The researchers found that exposure to the cannabinoid caused a clear preference for these high-quality foods, with the nematodes increasing their feeding rates on these foods and decreasing their feeding rate on the less-preferable options.
“Cannabinoids make nematodes hungrier for their favored foods and less hungry for their non-favored foods,” study author Shawn Lockery, a professor of biology and neuroscience at the University of Oregon in Eugene, said in a statement. “Thus, the effects of cannabinoids in nematodes parallels the effects of marijuana on human appetites.”
“Nematodes diverged from the lineage leading to mammals more than 500 million years ago,” he added. “It is truly remarkable that the effects of cannabinoids on appetite are preserved through this length of evolutionary time.”
Why do cannabinoids change eating habits?
To better understand why the nematode worms were affected by AEA in this way, the researchers began to examine the function of specific olfactory neurons when the worms were exposed to different foods both with and without AEA.
Working with a certain mutant species of C. elegans that had an impairment of its AWC olfactory neuron – which deals with food-related odors – the researchers identified key differences in behavior that suggest that this neuron could play a role in this “hedonic feeding” behavior.
“We found that the sensitivity of one of the main food-detecting olfactory neurons in C. elegans is dramatically altered by cannabinoids,” Lockery reported. “Upon cannabinoid exposure, it becomes more sensitive to favored food odors and less sensitive to non-favored food odors. This effect helps explain changes in the worm’s consumption of food, and it is reminiscent of how THC makes tasty food even tastier in humans.”
In a further experiment, the researchers also genetically altered the nematodes so that the C. elegans cannabinoid receptor was replaced with human cannabinoid receptors. Even in this case, the animals continued to respond as expected to the cannabinoid exposure. This, the researchers say, underscores the similarities in the human and nematode cannabinoid systems.
Towards rapid cannabinoid drug screening
This study is important as it established for the first time that endocannabinoids play a role in inducing hedonic feeding behaviors – “the munchies” – in nematodes.

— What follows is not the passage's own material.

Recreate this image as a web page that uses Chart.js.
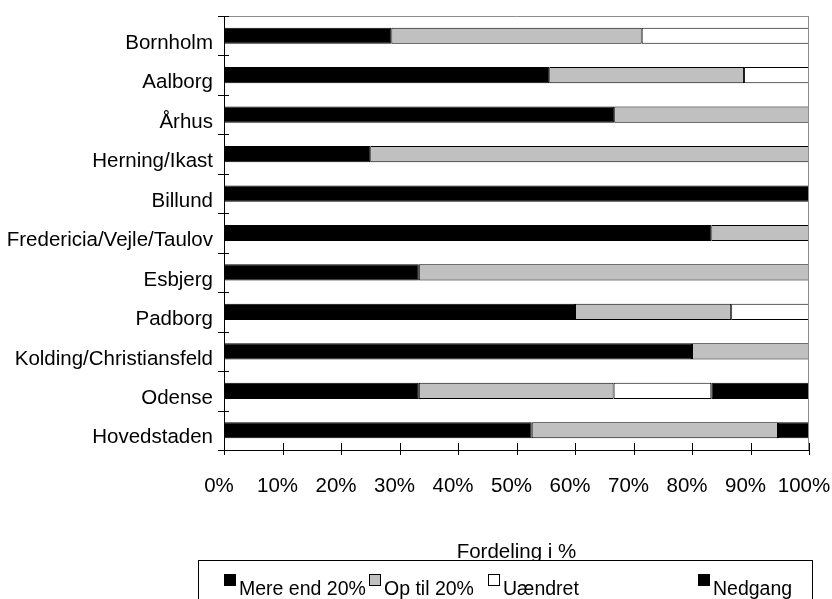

“At the time, our laboratory at the University of Oregon was deeply involved in assessing nematode food preferences as part of our research on the neuronal basis of economic decision-making,” Lockery said.

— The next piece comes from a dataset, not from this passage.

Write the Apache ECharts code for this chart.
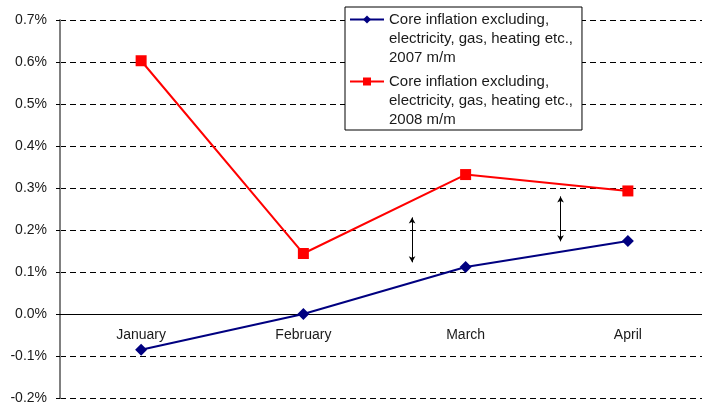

“In almost literally a ‘Friday afternoon experiment’ – ‘let’s dump this stuff on to see what happens’- we decided to see if soaking worms in cannabinoids alters existing food preferences. It does, and the paper is the result of many years of follow-up research.”
But as the researchers explain, the impact of this research is also likely to go far beyond simply expanding what we know about nematodes. The similarity in how these animals and humans react to cannabinoids across species could have lasting practical implications on how cannabinoid drugs are studied.
“Cannabinoid signaling is present in the majority of tissues in our body,” Lockery said. “It therefore could be involved in the cause and treatment of a wide range of diseases. The fact that the human cannabinoid receptor gene is functional in C. elegans food-choice experiments sets the stage for rapid and inexpensive screening for drugs that target a wide variety of proteins involved in cannabinoid signaling and metabolism, with profound implications for human health.”
Several important questions still remain, such as unraveling exactly how cannabinoids alter the sensitivity of olfactory neurons, which themselves don’t have cannabinoid receptors. More novel questions, such as whether there are any commonalities in the human and nematode response to psychedelics, is another point that the study authors say they are eager to investigate.
“Perhaps we can find a new set of similarities between humans and worms, now in the case of drugs that alter perception and psychological well-being,” Lockery said.